_Aim of the exercise_:
Please report every line from the material that contains the word "size".

_Data_:
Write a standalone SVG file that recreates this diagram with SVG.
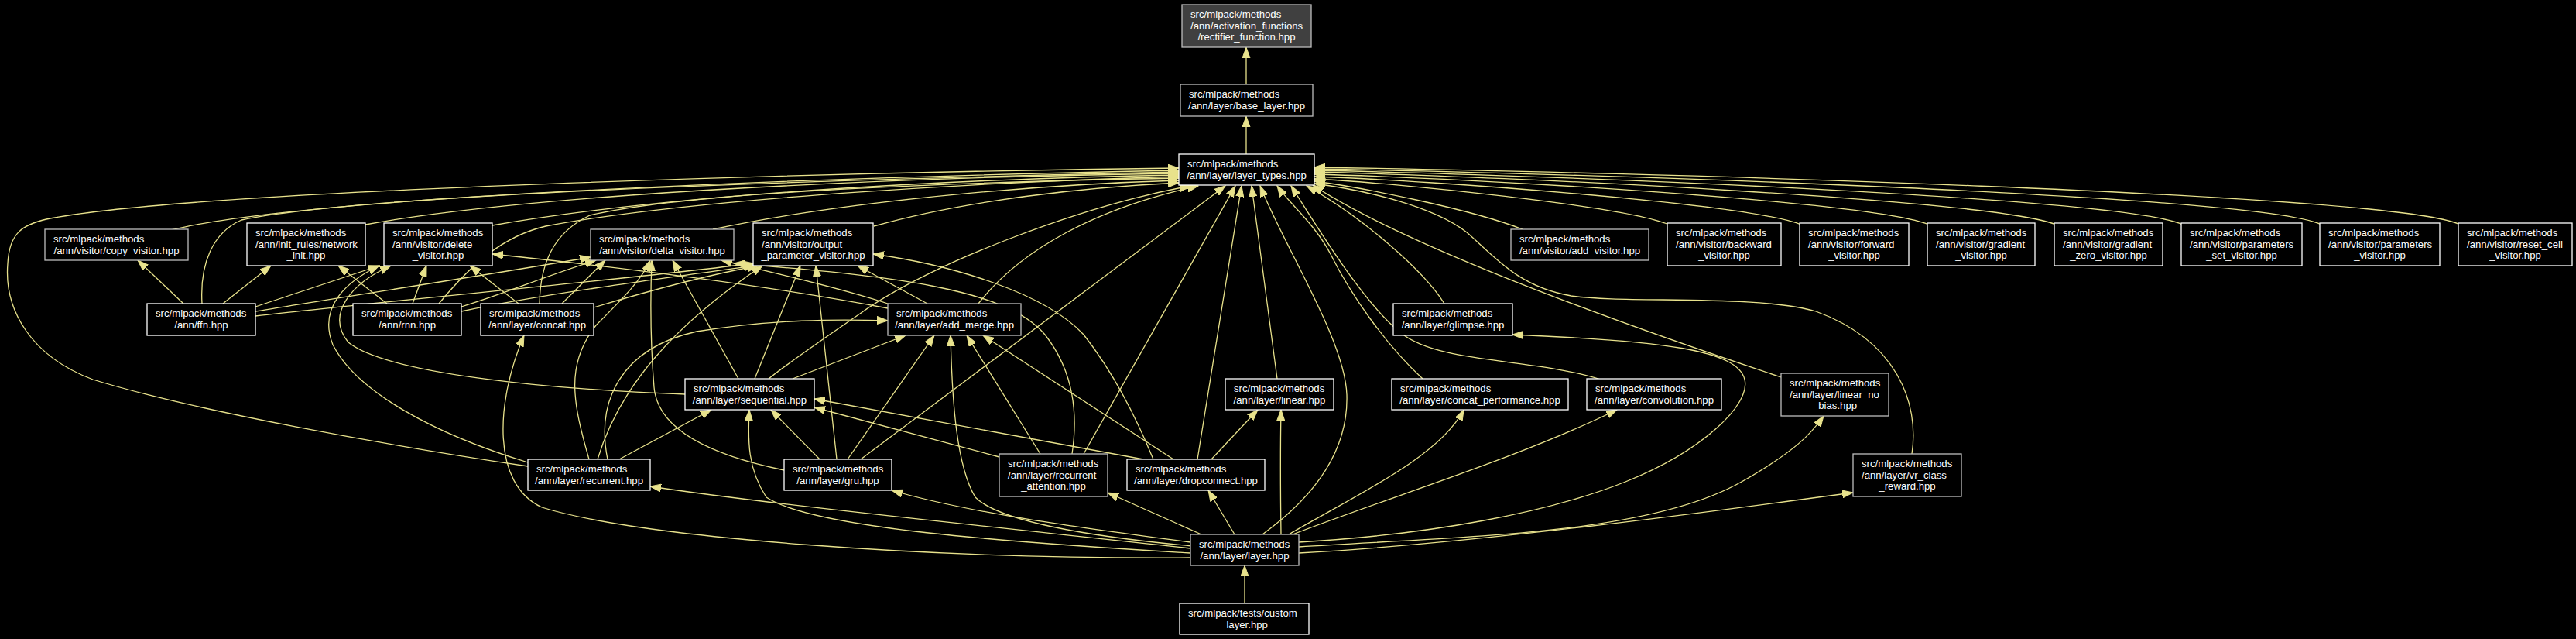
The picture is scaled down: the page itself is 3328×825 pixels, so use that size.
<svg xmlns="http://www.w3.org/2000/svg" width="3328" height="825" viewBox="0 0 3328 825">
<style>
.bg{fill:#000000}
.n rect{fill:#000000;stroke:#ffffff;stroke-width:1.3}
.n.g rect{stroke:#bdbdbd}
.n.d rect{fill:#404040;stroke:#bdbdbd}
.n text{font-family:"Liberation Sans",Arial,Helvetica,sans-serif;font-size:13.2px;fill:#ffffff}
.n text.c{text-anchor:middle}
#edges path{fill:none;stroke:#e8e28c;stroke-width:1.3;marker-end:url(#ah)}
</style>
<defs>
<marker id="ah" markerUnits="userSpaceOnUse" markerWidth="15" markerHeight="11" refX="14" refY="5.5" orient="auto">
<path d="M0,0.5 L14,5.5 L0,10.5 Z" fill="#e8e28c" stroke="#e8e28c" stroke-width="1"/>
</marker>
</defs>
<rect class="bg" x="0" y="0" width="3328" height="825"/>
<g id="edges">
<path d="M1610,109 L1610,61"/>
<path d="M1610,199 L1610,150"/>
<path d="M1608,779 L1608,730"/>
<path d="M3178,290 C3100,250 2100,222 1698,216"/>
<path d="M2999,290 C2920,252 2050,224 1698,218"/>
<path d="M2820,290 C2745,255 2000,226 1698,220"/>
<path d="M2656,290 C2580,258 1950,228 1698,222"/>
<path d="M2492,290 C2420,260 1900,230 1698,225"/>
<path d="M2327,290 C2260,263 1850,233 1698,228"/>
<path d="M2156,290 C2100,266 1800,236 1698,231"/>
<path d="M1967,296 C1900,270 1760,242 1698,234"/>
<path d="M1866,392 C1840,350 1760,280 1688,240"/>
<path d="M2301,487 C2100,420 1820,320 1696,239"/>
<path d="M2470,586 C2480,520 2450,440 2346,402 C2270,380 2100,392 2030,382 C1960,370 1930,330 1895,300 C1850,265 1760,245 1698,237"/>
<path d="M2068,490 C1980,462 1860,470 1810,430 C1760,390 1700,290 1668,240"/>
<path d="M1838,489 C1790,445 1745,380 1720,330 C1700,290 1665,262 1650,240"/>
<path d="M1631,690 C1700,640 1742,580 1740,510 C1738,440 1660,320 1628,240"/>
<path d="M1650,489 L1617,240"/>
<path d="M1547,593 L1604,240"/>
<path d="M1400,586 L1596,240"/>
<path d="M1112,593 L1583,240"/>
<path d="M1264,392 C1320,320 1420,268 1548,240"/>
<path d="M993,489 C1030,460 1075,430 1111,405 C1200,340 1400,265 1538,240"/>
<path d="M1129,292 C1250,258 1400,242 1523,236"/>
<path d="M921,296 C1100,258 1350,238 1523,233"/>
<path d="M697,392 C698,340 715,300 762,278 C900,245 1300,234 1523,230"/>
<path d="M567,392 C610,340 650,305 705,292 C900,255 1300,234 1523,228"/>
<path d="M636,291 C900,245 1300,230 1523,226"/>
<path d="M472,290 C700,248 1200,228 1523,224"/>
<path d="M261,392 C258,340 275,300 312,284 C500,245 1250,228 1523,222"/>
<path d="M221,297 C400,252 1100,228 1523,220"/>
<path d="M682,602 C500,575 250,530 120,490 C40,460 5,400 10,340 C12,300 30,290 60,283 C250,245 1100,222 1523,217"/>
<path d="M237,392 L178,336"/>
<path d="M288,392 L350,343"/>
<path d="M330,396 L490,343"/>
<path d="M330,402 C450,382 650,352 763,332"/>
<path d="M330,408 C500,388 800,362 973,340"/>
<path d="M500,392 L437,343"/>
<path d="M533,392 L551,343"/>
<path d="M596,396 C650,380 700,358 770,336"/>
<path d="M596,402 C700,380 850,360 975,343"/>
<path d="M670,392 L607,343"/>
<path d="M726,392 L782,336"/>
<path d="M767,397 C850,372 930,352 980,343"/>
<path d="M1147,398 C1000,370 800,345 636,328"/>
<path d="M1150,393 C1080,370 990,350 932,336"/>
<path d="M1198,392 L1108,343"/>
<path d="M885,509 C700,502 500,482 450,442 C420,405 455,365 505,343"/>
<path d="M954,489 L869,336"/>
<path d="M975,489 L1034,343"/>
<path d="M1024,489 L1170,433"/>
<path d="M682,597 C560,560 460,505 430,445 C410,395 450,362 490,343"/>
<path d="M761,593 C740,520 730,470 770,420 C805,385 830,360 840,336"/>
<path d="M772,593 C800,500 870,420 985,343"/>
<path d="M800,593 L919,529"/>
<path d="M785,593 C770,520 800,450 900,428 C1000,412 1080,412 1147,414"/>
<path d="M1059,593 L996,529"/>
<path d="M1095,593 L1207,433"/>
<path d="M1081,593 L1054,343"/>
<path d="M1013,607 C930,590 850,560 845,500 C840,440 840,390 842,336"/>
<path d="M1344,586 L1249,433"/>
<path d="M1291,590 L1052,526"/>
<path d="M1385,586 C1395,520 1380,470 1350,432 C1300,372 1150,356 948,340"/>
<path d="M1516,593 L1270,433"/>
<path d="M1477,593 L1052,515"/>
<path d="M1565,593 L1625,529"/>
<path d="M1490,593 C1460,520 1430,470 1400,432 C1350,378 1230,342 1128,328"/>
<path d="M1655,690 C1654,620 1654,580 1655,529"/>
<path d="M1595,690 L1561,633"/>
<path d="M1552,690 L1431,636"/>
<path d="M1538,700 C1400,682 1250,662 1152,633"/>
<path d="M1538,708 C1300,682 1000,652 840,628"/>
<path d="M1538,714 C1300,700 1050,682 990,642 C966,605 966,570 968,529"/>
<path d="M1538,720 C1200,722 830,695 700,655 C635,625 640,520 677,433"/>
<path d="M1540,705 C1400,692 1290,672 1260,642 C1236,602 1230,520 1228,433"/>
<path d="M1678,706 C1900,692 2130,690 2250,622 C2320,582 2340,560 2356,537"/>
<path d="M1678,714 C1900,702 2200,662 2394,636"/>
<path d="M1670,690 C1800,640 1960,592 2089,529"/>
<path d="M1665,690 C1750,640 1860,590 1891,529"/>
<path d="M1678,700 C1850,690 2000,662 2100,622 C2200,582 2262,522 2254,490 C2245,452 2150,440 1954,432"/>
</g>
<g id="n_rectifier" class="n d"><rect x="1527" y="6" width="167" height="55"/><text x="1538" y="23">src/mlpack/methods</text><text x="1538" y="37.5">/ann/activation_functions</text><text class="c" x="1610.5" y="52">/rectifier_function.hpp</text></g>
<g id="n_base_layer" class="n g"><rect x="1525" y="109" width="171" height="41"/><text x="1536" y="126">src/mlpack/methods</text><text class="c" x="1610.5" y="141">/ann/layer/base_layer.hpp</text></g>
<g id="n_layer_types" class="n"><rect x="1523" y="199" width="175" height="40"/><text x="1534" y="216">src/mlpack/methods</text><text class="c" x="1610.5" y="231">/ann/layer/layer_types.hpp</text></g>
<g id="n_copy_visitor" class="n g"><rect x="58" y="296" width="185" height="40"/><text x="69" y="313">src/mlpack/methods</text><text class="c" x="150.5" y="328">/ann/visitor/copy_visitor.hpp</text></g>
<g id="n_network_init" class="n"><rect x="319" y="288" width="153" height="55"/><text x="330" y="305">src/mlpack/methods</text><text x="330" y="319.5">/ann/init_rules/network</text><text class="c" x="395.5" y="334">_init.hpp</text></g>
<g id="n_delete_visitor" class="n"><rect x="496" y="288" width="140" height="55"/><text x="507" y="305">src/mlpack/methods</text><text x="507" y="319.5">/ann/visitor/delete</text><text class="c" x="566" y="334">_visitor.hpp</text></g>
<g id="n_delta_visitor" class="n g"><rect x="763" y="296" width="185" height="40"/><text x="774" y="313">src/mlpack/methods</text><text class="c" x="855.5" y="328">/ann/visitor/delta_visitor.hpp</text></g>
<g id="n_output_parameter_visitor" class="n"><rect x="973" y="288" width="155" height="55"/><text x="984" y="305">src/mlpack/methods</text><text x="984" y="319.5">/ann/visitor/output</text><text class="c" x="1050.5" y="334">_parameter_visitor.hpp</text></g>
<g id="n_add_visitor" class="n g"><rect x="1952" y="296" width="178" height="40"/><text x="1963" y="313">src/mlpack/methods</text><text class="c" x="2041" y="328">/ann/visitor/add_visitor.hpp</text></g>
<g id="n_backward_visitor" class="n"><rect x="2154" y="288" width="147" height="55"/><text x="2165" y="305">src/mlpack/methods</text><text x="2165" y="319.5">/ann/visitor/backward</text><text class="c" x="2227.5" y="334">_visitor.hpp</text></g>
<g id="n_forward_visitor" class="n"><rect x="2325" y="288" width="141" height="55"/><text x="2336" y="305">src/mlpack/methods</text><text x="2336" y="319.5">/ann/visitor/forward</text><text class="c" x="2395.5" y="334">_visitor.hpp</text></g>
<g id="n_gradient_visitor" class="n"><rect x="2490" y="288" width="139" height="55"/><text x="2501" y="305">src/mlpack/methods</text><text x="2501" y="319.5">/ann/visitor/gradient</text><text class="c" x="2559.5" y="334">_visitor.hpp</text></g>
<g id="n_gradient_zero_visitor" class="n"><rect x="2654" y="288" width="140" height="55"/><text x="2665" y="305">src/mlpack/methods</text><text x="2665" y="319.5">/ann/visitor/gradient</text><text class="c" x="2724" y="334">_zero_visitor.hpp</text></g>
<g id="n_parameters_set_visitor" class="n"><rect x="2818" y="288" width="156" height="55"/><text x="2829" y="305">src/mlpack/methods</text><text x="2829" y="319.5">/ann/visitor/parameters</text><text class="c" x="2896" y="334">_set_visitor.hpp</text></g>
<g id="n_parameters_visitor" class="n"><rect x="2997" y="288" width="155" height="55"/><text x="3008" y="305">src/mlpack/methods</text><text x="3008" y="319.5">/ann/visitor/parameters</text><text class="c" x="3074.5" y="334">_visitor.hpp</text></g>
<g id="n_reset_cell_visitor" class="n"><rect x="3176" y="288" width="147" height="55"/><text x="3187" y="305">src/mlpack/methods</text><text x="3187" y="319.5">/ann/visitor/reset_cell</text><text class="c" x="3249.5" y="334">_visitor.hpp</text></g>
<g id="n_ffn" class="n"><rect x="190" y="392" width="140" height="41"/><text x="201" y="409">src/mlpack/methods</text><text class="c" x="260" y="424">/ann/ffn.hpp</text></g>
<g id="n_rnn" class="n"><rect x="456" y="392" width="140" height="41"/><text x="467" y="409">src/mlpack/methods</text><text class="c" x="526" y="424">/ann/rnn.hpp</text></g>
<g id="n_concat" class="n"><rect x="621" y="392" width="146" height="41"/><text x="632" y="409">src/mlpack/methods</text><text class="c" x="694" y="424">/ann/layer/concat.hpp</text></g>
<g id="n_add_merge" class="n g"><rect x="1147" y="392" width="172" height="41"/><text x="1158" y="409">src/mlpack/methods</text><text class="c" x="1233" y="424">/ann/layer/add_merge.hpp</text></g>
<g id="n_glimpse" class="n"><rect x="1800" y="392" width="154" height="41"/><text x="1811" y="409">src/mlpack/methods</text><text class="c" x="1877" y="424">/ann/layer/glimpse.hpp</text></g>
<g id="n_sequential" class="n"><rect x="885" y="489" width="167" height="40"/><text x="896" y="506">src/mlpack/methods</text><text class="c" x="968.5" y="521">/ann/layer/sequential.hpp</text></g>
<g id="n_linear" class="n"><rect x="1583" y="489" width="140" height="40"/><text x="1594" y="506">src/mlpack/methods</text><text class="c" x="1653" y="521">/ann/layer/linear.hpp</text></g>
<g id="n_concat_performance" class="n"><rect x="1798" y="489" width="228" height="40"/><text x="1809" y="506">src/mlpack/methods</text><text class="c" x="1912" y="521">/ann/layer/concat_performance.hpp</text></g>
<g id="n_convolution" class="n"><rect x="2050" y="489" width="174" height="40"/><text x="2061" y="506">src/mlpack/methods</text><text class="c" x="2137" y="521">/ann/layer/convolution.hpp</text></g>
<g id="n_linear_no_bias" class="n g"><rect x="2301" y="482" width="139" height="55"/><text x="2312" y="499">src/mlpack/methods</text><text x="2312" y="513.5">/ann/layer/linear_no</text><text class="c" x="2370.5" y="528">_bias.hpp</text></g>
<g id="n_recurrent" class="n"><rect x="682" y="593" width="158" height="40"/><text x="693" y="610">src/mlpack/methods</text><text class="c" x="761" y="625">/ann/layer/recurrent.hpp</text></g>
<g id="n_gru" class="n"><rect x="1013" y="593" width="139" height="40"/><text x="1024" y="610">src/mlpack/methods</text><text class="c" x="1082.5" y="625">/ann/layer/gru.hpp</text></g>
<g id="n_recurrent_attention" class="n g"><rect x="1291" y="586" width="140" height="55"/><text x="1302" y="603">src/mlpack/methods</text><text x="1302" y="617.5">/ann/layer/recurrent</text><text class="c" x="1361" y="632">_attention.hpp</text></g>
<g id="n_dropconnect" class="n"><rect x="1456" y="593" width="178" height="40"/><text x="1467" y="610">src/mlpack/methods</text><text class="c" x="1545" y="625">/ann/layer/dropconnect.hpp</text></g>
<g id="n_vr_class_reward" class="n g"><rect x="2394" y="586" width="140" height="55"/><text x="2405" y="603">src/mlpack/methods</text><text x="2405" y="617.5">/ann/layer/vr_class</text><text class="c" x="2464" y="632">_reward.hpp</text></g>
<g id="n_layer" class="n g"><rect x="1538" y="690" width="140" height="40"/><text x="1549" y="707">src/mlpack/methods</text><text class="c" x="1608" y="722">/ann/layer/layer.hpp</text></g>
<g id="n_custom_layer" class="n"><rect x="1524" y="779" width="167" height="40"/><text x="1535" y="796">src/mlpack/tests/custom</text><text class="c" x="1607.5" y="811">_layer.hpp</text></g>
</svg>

_Complete answer_:
The picture is scaled down: the page itself is 3328×825 pixels, so use that size.
.n text{font-family:"Liberation Sans",Arial,Helvetica,sans-serif;font-size:13.2px;fill:#ffffff}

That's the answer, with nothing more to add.